Empirical Models of Privacy in Location Sharing (Toch et al, 2010)

In this paper, the authors propose a model for privacy location sharing, and investigate the relationships between the sharing behaviors and location characteristics and tracking methods. During the modeling process, it is meaningful to introduce entropy and apply it in later statistical analysis. However, I think that the other settings may lead to bias when conclude the results. The most influential factors may be the investigating system. How to communicate with participants and what they know about this project can lead to different location sharing behaviors. In my perspectives, the best datasets for analyzing privacy in location sharing are produced by users in daily life. The empirical environment is not natural for users and likely to change their behaviors. For example, we may doubt whether participants are more willing to share locations because they get pay from this project. We also don’t know whether they share locations on purpose in this project, which is not the natural states.
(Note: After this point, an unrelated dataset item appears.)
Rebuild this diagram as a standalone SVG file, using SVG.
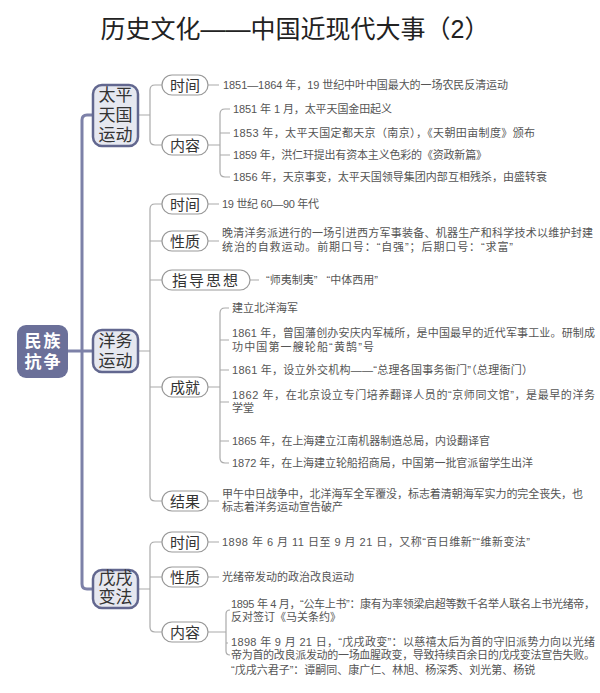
<svg xmlns="http://www.w3.org/2000/svg" width="600" height="693" viewBox="0 0 600 693">
<style>
text{font-family:"Liberation Sans","Noto Sans CJK SC",sans-serif}
.title{font-size:25px;fill:#222}
.root{fill:#6b7099}
.roott{font-size:17px;fill:#fff;font-weight:bold}
.main{fill:#e6e8f0;stroke:#62678f;stroke-width:2.5}
.maint{font-size:17px;fill:#333}
.pill{fill:#fff;stroke:#999;stroke-width:1.2}
.pillt{font-size:15px;fill:#333}
.c{font-size:11px;fill:#555}
.trunk{fill:none;stroke:#7d81a8;stroke-width:3}
.br{fill:none;stroke:#aaa;stroke-width:1.2}
</style>
<rect width="600" height="693" fill="#fff"/>
<text class="title" x="295" y="38" text-anchor="middle">历史文化——中国近现代大事（2）</text>

<g id="connectors">
<path class="trunk" d="M93,115 H87 Q82,115 82,120 V584 Q82,589 87,589 H93 M68,351 H93"/>
<path class="br" d="M138,115 H150 M162,85 H155 Q150,85 150,90 V140 Q150,145 155,145 H162 M208,85 H219 M208,145 H220 M230,109 H225 Q220,109 220,114 V172 Q220,177 225,177 H230 M220,133 H230 M220,155 H230"/>
<path class="br" d="M138,351 H150 M162,204 H155 Q150,204 150,209 V496 Q150,501 155,501 H162 M150,241 H162 M150,280 H162 M150,387 H162 M208,204 H219 M208,241 H219 M250,280 H259 M208,501 H219 M208,387 H220 M229,308 H225 Q220,308 220,313 V458 Q220,463 225,463 H229 M220,340 H229 M220,370 H229 M220,402 H229 M220,441 H229"/>
<path class="br" d="M138,589 H150 M162,542 H155 Q150,542 150,547 V627 Q150,632 155,632 H162 M150,577 H162 M208,542 H219 M208,577 H219 M208,632 H226 M230,610 Q226,610 226,614 V651 Q226,655 230,655 M226,643 H228"/>
</g>

<g id="root">
<rect class="root" x="17" y="325" width="51" height="53" rx="9"/>
<text class="roott" text-anchor="middle" letter-spacing="2"><tspan x="43.5" y="347">民族</tspan><tspan x="43.5" y="368">抗争</tspan></text>
</g>

<g id="taiping">
<rect class="main" x="93" y="85" width="45" height="61" rx="9"/>
<text class="maint" text-anchor="middle"><tspan x="115.5" y="101">太平</tspan><tspan x="115.5" y="121">天国</tspan><tspan x="115.5" y="141">运动</tspan></text>
</g>
<g id="tp-time">
<rect class="pill" x="162" y="75" width="46" height="20" rx="10"/>
<text class="pillt" x="185" y="90.5" text-anchor="middle">时间</text>
<text class="c" x="223" y="89" textLength="285" lengthAdjust="spacing">1851—1864 年，19 世纪中叶中国最大的一场农民反清运动</text>
</g>
<g id="tp-content">
<rect class="pill" x="162" y="135" width="46" height="20" rx="10"/>
<text class="pillt" x="185" y="150.5" text-anchor="middle">内容</text>
<text class="c" x="233" y="113" textLength="159" lengthAdjust="spacing">1851 年 1 月，太平天国金田起义</text>
<text class="c" x="233" y="137" textLength="302" lengthAdjust="spacing">1853 年，太平天国定都天京（南京），《天朝田亩制度》颁布</text>
<text class="c" x="233" y="159" textLength="254" lengthAdjust="spacing">1859 年，洪仁玕提出有资本主义色彩的《资政新篇》</text>
<text class="c" x="233" y="181" textLength="314" lengthAdjust="spacing">1856 年，天京事变，太平天国领导集团内部互相残杀，由盛转衰</text>
</g>

<g id="yangwu">
<rect class="main" x="93" y="330" width="45" height="42" rx="9"/>
<text class="maint" text-anchor="middle"><tspan x="115.5" y="347">洋务</tspan><tspan x="115.5" y="367">运动</tspan></text>
</g>
<g id="yw-time">
<rect class="pill" x="162" y="194" width="46" height="20" rx="10"/>
<text class="pillt" x="185" y="209.5" text-anchor="middle">时间</text>
<text class="c" x="222" y="208" textLength="97" lengthAdjust="spacing">19 世纪 60—90 年代</text>
</g>
<g id="yw-nature">
<rect class="pill" x="162" y="231" width="46" height="20" rx="10"/>
<text class="pillt" x="185" y="246.5" text-anchor="middle">性质</text>
<text class="c"><tspan x="222" y="237" textLength="371" lengthAdjust="spacing">晚清洋务派进行的一场引进西方军事装备、机器生产和科学技术以维护封建</tspan><tspan x="222" y="251" textLength="291" lengthAdjust="spacing">统治的自救运动。前期口号：“自强”；后期口号：“求富”</tspan></text>
</g>
<g id="yw-idea">
<rect class="pill" x="162" y="270" width="88" height="20" rx="10"/>
<text class="pillt" x="206" y="285.5" text-anchor="middle" letter-spacing="2">指导思想</text>
<text class="c" x="266" y="284" xml:space="preserve">“师夷制夷”   “中体西用”</text>
</g>
<g id="yw-achieve">
<rect class="pill" x="162" y="377" width="46" height="20" rx="10"/>
<text class="pillt" x="185" y="392.5" text-anchor="middle">成就</text>
<text class="c" x="232" y="312">建立北洋海军</text>
<text class="c"><tspan x="232" y="337" textLength="363" lengthAdjust="spacing">1861 年，曾国藩创办安庆内军械所，是中国最早的近代军事工业。研制成</tspan><tspan x="232" y="351" textLength="142" lengthAdjust="spacing">功中国第一艘轮船“黄鹄”号</tspan></text>
<text class="c" x="232" y="374" textLength="301" lengthAdjust="spacing">1861 年，设立外交机构——“总理各国事务衙门”（总理衙门）</text>
<text class="c"><tspan x="232" y="399" textLength="363" lengthAdjust="spacing">1862 年，在北京设立专门培养翻译人员的“京师同文馆”，是最早的洋务</tspan><tspan x="232" y="412">学堂</tspan></text>
<text class="c" x="232" y="445" textLength="258" lengthAdjust="spacing">1865 年，在上海建立江南机器制造总局，内设翻译官</text>
<text class="c" x="232" y="467" textLength="301" lengthAdjust="spacing">1872 年，在上海建立轮船招商局，中国第一批官派留学生出洋</text>
</g>
<g id="yw-result">
<rect class="pill" x="162" y="491" width="46" height="20" rx="10"/>
<text class="pillt" x="185" y="506.5" text-anchor="middle">结果</text>
<text class="c"><tspan x="222" y="498" textLength="361" lengthAdjust="spacing">甲午中日战争中，北洋海军全军覆没，标志着清朝海军实力的完全丧失，也</tspan><tspan x="222" y="511">标志着洋务运动宣告破产</tspan></text>
</g>

<g id="wuxu">
<rect class="main" x="93" y="570" width="45" height="38" rx="9"/>
<text class="maint" text-anchor="middle"><tspan x="115.5" y="584">戊戌</tspan><tspan x="115.5" y="603">变法</tspan></text>
</g>
<g id="wx-time">
<rect class="pill" x="162" y="532" width="46" height="20" rx="10"/>
<text class="pillt" x="185" y="547.5" text-anchor="middle">时间</text>
<text class="c" x="222" y="546" textLength="308" lengthAdjust="spacing">1898 年 6 月 11 日至 9 月 21 日，又称“百日维新”“维新变法”</text>
</g>
<g id="wx-nature">
<rect class="pill" x="162" y="567" width="46" height="20" rx="10"/>
<text class="pillt" x="185" y="582.5" text-anchor="middle">性质</text>
<text class="c" x="222" y="581">光绪帝发动的政治改良运动</text>
</g>
<g id="wx-content">
<rect class="pill" x="162" y="622" width="46" height="20" rx="10"/>
<text class="pillt" x="185" y="637.5" text-anchor="middle">内容</text>
<text class="c"><tspan x="231" y="608" textLength="364" lengthAdjust="spacing">1895 年 4 月，“公车上书”：康有为率领梁启超等数千名举人联名上书光绪帝，</tspan><tspan x="231" y="621">反对签订《马关条约》</tspan></text>
<text class="c"><tspan x="231" y="646" textLength="364" lengthAdjust="spacing">1898 年 9 月 21 日，“戊戌政变”：以慈禧太后为首的守旧派势力向以光绪</tspan><tspan x="231" y="659" textLength="364" lengthAdjust="spacing">帝为首的改良派发动的一场血腥政变，导致持续百余日的戊戌变法宣告失败。</tspan><tspan x="231" y="674">“戊戌六君子”：谭嗣同、康广仁、林旭、杨深秀、刘光第、杨锐</tspan></text>
</g>
</svg>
Therefore, limitations can include that data come from particular applications and devices provided by researchers.

 

It is tricky to measure how comfortable people are willing to share their locations. Hence, it is necessary to ensure the natural inputs from participants (i.e., lessen the systematic errors). There are two possible ways we can improve privacy analysis in location sharing. In one hand, we should collect datasets from people’s daily life, which ensure the randomness of data. In the other hand, we can have more comprehensive data, participants, and context to simulate the natural environment rather than rely on a simple model.